• _SUPPLIED INFORMATION_
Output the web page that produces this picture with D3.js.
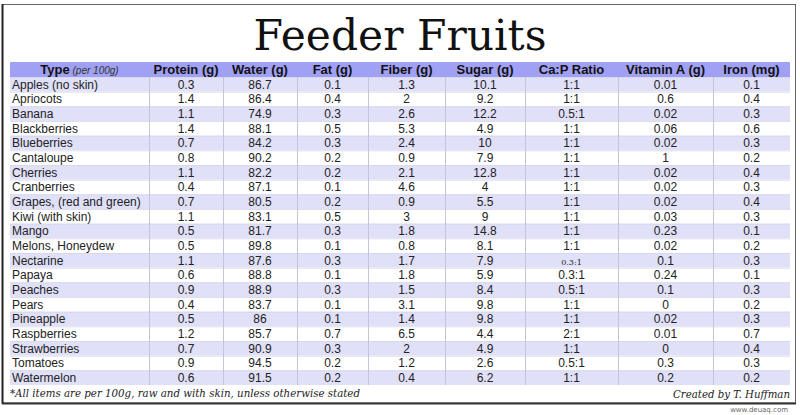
<!DOCTYPE html>
<html><head><meta charset="utf-8">
<script src="https://cdn.jsdelivr.net/npm/d3@7"></script>
<style>body{margin:0;background:#fff}svg{display:block}</style>
</head><body><div id="c"></div>
<script>
const title = "Feeder Fruits";
const headers = ["Type", "Protein (g)", "Water (g)", "Fat (g)", "Fiber (g)", "Sugar (g)", "Ca:P Ratio", "Vitamin A (g)", "Iron (mg)"];
const fruits = ["Apples (no skin)","Apriocots","Banana","Blackberries","Blueberries","Cantaloupe","Cherries","Cranberries","Grapes, (red and green)","Kiwi (with skin)","Mango","Melons, Honeydew","Nectarine","Papaya","Peaches","Pears","Pineapple","Raspberries","Strawberries","Tomatoes","Watermelon"];
const protein = [0.3,1.4,1.1,1.4,0.7,0.8,1.1,0.4,0.7,1.1,0.5,0.5,1.1,0.6,0.9,0.4,0.5,1.2,0.7,0.9,0.6];
const water = [86.7,86.4,74.9,88.1,84.2,90.2,82.2,87.1,80.5,83.1,81.7,89.8,87.6,88.8,88.9,83.7,86,85.7,90.9,94.5,91.5];
const fat = [0.1,0.4,0.3,0.5,0.3,0.2,0.2,0.1,0.2,0.5,0.3,0.1,0.3,0.1,0.3,0.1,0.1,0.7,0.3,0.2,0.2];
const fiber = [1.3,2,2.6,5.3,2.4,0.9,2.1,4.6,0.9,3,1.8,0.8,1.7,1.8,1.5,3.1,1.4,6.5,2,1.2,0.4];
const sugar = [10.1,9.2,12.2,4.9,10,7.9,12.8,4,5.5,9,14.8,8.1,7.9,5.9,8.4,9.8,9.8,4.4,4.9,2.6,6.2];
const caP = ["1:1","1:1","0.5:1","1:1","1:1","1:1","1:1","1:1","1:1","1:1","1:1","1:1","0.3:1","0.3:1","0.5:1","1:1","1:1","2:1","1:1","0.5:1","1:1"];
const vitaminA = [0.01,0.6,0.02,0.06,0.02,1,0.02,0.02,0.02,0.03,0.23,0.02,0.1,0.24,0.1,0,0.02,0.01,0,0.3,0.2];
const iron = [0.1,0.4,0.3,0.6,0.3,0.2,0.4,0.3,0.4,0.3,0.1,0.2,0.3,0.1,0.3,0.2,0.3,0.7,0.4,0.3,0.2];
const footnote = "*All items are per 100g, raw and with skin, unless otherwise stated";
const credit = "Created by T. Huffman";
const watermark = "www.deuaq.com";

const W = 800, H = 415;
const colEdges = [10,149,223,297,368,445,525,618,713,790];
const headerTop = 62, headerH = 15, rowsTop = 77, rowsBottom = 385;

const svg = d3.select("#c").append("svg").attr("width", W).attr("height", H);
svg.append("rect").attr("width", W).attr("height", H).attr("fill", "#fff");

// frame
svg.append("rect").attr("x", 2.5).attr("y", 4.5).attr("width", 793).attr("height", 398.5)
  .attr("fill", "#fff").attr("stroke", "#666").attr("stroke-width", 1);
svg.append("line").attr("x1", 2.5).attr("x2", 2.5).attr("y1", 4).attr("y2", 404).attr("stroke", "#222").attr("stroke-width", 2);
svg.append("line").attr("x1", 2).attr("x2", 796).attr("y1", 403.5).attr("y2", 403.5).attr("stroke", "#333").attr("stroke-width", 2);

// title
const t = svg.append("text").attr("x", 400).attr("y", 50).attr("text-anchor", "middle")
  .attr("font-family", "DejaVu Serif, serif").attr("font-size", 44).attr("fill", "#111").text(title);
const tw = t.node().getComputedTextLength();
t.attr("font-size", 44 * 293 / tw);

// scales
const rowIdx = d3.range(fruits.length);
const y = d3.scaleBand().domain(rowIdx).range([rowsTop, rowsBottom]);
const colIdx = d3.range(headers.length);
const x = d3.scaleOrdinal().domain(colIdx).range(colEdges.slice(0, -1));
const xEnd = d3.scaleOrdinal().domain(colIdx).range(colEdges.slice(1));

// header
svg.append("rect").attr("x", colEdges[0]).attr("y", headerTop).attr("width", colEdges[9] - colEdges[0]).attr("height", headerH)
  .attr("fill", "#a0a0f4");

// rows background
svg.selectAll("rect.row").data(rowIdx).join("rect").attr("class", "row")
  .attr("x", colEdges[0]).attr("y", i => y(i)).attr("width", colEdges[9] - colEdges[0]).attr("height", y.bandwidth())
  .attr("fill", i => i % 2 === 0 ? "#e0e0f9" : "#ffffff");

// horizontal faint lines
svg.selectAll("line.h").data(rowIdx).join("line").attr("class", "h")
  .attr("x1", colEdges[0]).attr("x2", colEdges[9]).attr("y1", i => y(i) + 0.5).attr("y2", i => y(i) + 0.5)
  .attr("stroke", "#d4d4ea").attr("stroke-width", 0.8);

// vertical lines
svg.selectAll("line.v").data(colEdges.slice(1, -1)).join("line").attr("class", "v")
  .attr("x1", d => d + 0.5).attr("x2", d => d + 0.5).attr("y1", rowsTop).attr("y2", rowsBottom)
  .attr("stroke", "#c4c4dc").attr("stroke-width", 1);

// header text
const hb = headerTop + headerH / 2 + 4.5;
const typeText = svg.append("text").attr("x", (colEdges[0] + colEdges[1]) / 2).attr("y", hb).attr("text-anchor", "middle")
  .attr("font-family", "Liberation Sans, Arial, sans-serif").attr("fill", "#111");
typeText.append("tspan").attr("font-weight", "bold").attr("font-size", 13).text(headers[0]);
typeText.append("tspan").attr("font-style", "italic").attr("font-size", 10).attr("fill", "#333").text(" (per 100g)");
svg.selectAll("text.hd").data(colIdx.slice(1)).join("text").attr("class", "hd")
  .attr("x", i => (x(i) + xEnd(i)) / 2).attr("y", hb).attr("text-anchor", "middle")
  .attr("font-family", "Liberation Sans, Arial, sans-serif").attr("font-weight", "bold").attr("font-size", 13)
  .attr("fill", "#111").text(i => headers[i]);

// body
const cols = [protein, water, fat, fiber, sugar, caP, vitaminA, iron];
const g = svg.append("g").attr("font-family", "Liberation Sans, Arial, sans-serif").attr("font-size", 12).attr("fill", "#222");
g.selectAll("text.name").data(rowIdx).join("text").attr("class", "name")
  .attr("x", colEdges[0] + 2).attr("y", i => y(i) + y.bandwidth() / 2 + 4.3).text(i => fruits[i]);
cols.forEach((arr, ci) => {
  const c = ci + 1;
  g.selectAll("text.c" + c).data(rowIdx).join("text").attr("class", "c" + c)
    .attr("x", (x(c) + xEnd(c)) / 2).attr("y", i => y(i) + y.bandwidth() / 2 + 4.3)
    .attr("text-anchor", "middle").text(i => String(arr[i]))
    .each(function(i) {
      if (c === 6 && fruits[i] === "Nectarine") d3.select(this).attr("font-family", "DejaVu Serif, serif").attr("font-size", 8);
    });
});

// footnote
svg.append("text").attr("x", 10).attr("y", 397).attr("font-family", "DejaVu Serif, serif").attr("font-style", "italic")
  .attr("font-size", 10.5).attr("fill", "#222").attr("textLength", 350).attr("lengthAdjust", "spacingAndGlyphs").text(footnote);
svg.append("text").attr("x", 790).attr("y", 398).attr("text-anchor", "end").attr("font-family", "DejaVu Serif, serif").attr("font-style", "italic")
  .attr("font-size", 11).attr("fill", "#222").attr("textLength", 117).attr("lengthAdjust", "spacingAndGlyphs").text(credit);
svg.append("text").attr("x", 788).attr("y", 412).attr("text-anchor", "end").attr("font-family", "DejaVu Sans, sans-serif")
  .attr("font-size", 7).attr("fill", "#666").text(watermark);
</script></body></html>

• _INSTRUCTIONS TO FOLLOW_
Retype the whole listing, keeping every line identical and omitting all pictures.

• _FULL OUTPUT_
Output the web page that produces this picture with D3.js.
<!DOCTYPE html>
<html><head><meta charset="utf-8">
<script src="https://cdn.jsdelivr.net/npm/d3@7"></script>
<style>body{margin:0;background:#fff}svg{display:block}</style>
</head><body><div id="c"></div>
<script>
const title = "Feeder Fruits";
const headers = ["Type", "Protein (g)", "Water (g)", "Fat (g)", "Fiber (g)", "Sugar (g)", "Ca:P Ratio", "Vitamin A (g)", "Iron (mg)"];
const fruits = ["Apples (no skin)","Apriocots","Banana","Blackberries","Blueberries","Cantaloupe","Cherries","Cranberries","Grapes, (red and green)","Kiwi (with skin)","Mango","Melons, Honeydew","Nectarine","Papaya","Peaches","Pears","Pineapple","Raspberries","Strawberries","Tomatoes","Watermelon"];
const protein = [0.3,1.4,1.1,1.4,0.7,0.8,1.1,0.4,0.7,1.1,0.5,0.5,1.1,0.6,0.9,0.4,0.5,1.2,0.7,0.9,0.6];
const water = [86.7,86.4,74.9,88.1,84.2,90.2,82.2,87.1,80.5,83.1,81.7,89.8,87.6,88.8,88.9,83.7,86,85.7,90.9,94.5,91.5];
const fat = [0.1,0.4,0.3,0.5,0.3,0.2,0.2,0.1,0.2,0.5,0.3,0.1,0.3,0.1,0.3,0.1,0.1,0.7,0.3,0.2,0.2];
const fiber = [1.3,2,2.6,5.3,2.4,0.9,2.1,4.6,0.9,3,1.8,0.8,1.7,1.8,1.5,3.1,1.4,6.5,2,1.2,0.4];
const sugar = [10.1,9.2,12.2,4.9,10,7.9,12.8,4,5.5,9,14.8,8.1,7.9,5.9,8.4,9.8,9.8,4.4,4.9,2.6,6.2];
const caP = ["1:1","1:1","0.5:1","1:1","1:1","1:1","1:1","1:1","1:1","1:1","1:1","1:1","0.3:1","0.3:1","0.5:1","1:1","1:1","2:1","1:1","0.5:1","1:1"];
const vitaminA = [0.01,0.6,0.02,0.06,0.02,1,0.02,0.02,0.02,0.03,0.23,0.02,0.1,0.24,0.1,0,0.02,0.01,0,0.3,0.2];
const iron = [0.1,0.4,0.3,0.6,0.3,0.2,0.4,0.3,0.4,0.3,0.1,0.2,0.3,0.1,0.3,0.2,0.3,0.7,0.4,0.3,0.2];
const footnote = "*All items are per 100g, raw and with skin, unless otherwise stated";
const credit = "Created by T. Huffman";
const watermark = "www.deuaq.com";

const W = 800, H = 415;
const colEdges = [10,149,223,297,368,445,525,618,713,790];
const headerTop = 62, headerH = 15, rowsTop = 77, rowsBottom = 385;

const svg = d3.select("#c").append("svg").attr("width", W).attr("height", H);
svg.append("rect").attr("width", W).attr("height", H).attr("fill", "#fff");

// frame
svg.append("rect").attr("x", 2.5).attr("y", 4.5).attr("width", 793).attr("height", 398.5)
  .attr("fill", "#fff").attr("stroke", "#666").attr("stroke-width", 1);
svg.append("line").attr("x1", 2.5).attr("x2", 2.5).attr("y1", 4).attr("y2", 404).attr("stroke", "#222").attr("stroke-width", 2);
svg.append("line").attr("x1", 2).attr("x2", 796).attr("y1", 403.5).attr("y2", 403.5).attr("stroke", "#333").attr("stroke-width", 2);

// title
const t = svg.append("text").attr("x", 400).attr("y", 50).attr("text-anchor", "middle")
  .attr("font-family", "DejaVu Serif, serif").attr("font-size", 44).attr("fill", "#111").text(title);
const tw = t.node().getComputedTextLength();
t.attr("font-size", 44 * 293 / tw);

// scales
const rowIdx = d3.range(fruits.length);
const y = d3.scaleBand().domain(rowIdx).range([rowsTop, rowsBottom]);
const colIdx = d3.range(headers.length);
const x = d3.scaleOrdinal().domain(colIdx).range(colEdges.slice(0, -1));
const xEnd = d3.scaleOrdinal().domain(colIdx).range(colEdges.slice(1));

// header
svg.append("rect").attr("x", colEdges[0]).attr("y", headerTop).attr("width", colEdges[9] - colEdges[0]).attr("height", headerH)
  .attr("fill", "#a0a0f4");

// rows background
svg.selectAll("rect.row").data(rowIdx).join("rect").attr("class", "row")
  .attr("x", colEdges[0]).attr("y", i => y(i)).attr("width", colEdges[9] - colEdges[0]).attr("height", y.bandwidth())
  .attr("fill", i => i % 2 === 0 ? "#e0e0f9" : "#ffffff");

// horizontal faint lines
svg.selectAll("line.h").data(rowIdx).join("line").attr("class", "h")
  .attr("x1", colEdges[0]).attr("x2", colEdges[9]).attr("y1", i => y(i) + 0.5).attr("y2", i => y(i) + 0.5)
  .attr("stroke", "#d4d4ea").attr("stroke-width", 0.8);

// vertical lines
svg.selectAll("line.v").data(colEdges.slice(1, -1)).join("line").attr("class", "v")
  .attr("x1", d => d + 0.5).attr("x2", d => d + 0.5).attr("y1", rowsTop).attr("y2", rowsBottom)
  .attr("stroke", "#c4c4dc").attr("stroke-width", 1);

// header text
const hb = headerTop + headerH / 2 + 4.5;
const typeText = svg.append("text").attr("x", (colEdges[0] + colEdges[1]) / 2).attr("y", hb).attr("text-anchor", "middle")
  .attr("font-family", "Liberation Sans, Arial, sans-serif").attr("fill", "#111");
typeText.append("tspan").attr("font-weight", "bold").attr("font-size", 13).text(headers[0]);
typeText.append("tspan").attr("font-style", "italic").attr("font-size", 10).attr("fill", "#333").text(" (per 100g)");
svg.selectAll("text.hd").data(colIdx.slice(1)).join("text").attr("class", "hd")
  .attr("x", i => (x(i) + xEnd(i)) / 2).attr("y", hb).attr("text-anchor", "middle")
  .attr("font-family", "Liberation Sans, Arial, sans-serif").attr("font-weight", "bold").attr("font-size", 13)
  .attr("fill", "#111").text(i => headers[i]);

// body
const cols = [protein, water, fat, fiber, sugar, caP, vitaminA, iron];
const g = svg.append("g").attr("font-family", "Liberation Sans, Arial, sans-serif").attr("font-size", 12).attr("fill", "#222");
g.selectAll("text.name").data(rowIdx).join("text").attr("class", "name")
  .attr("x", colEdges[0] + 2).attr("y", i => y(i) + y.bandwidth() / 2 + 4.3).text(i => fruits[i]);
cols.forEach((arr, ci) => {
  const c = ci + 1;
  g.selectAll("text.c" + c).data(rowIdx).join("text").attr("class", "c" + c)
    .attr("x", (x(c) + xEnd(c)) / 2).attr("y", i => y(i) + y.bandwidth() / 2 + 4.3)
    .attr("text-anchor", "middle").text(i => String(arr[i]))
    .each(function(i) {
      if (c === 6 && fruits[i] === "Nectarine") d3.select(this).attr("font-family", "DejaVu Serif, serif").attr("font-size", 8);
    });
});

// footnote
svg.append("text").attr("x", 10).attr("y", 397).attr("font-family", "DejaVu Serif, serif").attr("font-style", "italic")
  .attr("font-size", 10.5).attr("fill", "#222").attr("textLength", 350).attr("lengthAdjust", "spacingAndGlyphs").text(footnote);
svg.append("text").attr("x", 790).attr("y", 398).attr("text-anchor", "end").attr("font-family", "DejaVu Serif, serif").attr("font-style", "italic")
  .attr("font-size", 11).attr("fill", "#222").attr("textLength", 117).attr("lengthAdjust", "spacingAndGlyphs").text(credit);
svg.append("text").attr("x", 788).attr("y", 412).attr("text-anchor", "end").attr("font-family", "DejaVu Sans, sans-serif")
  .attr("font-size", 7).attr("fill", "#666").text(watermark);
</script></body></html>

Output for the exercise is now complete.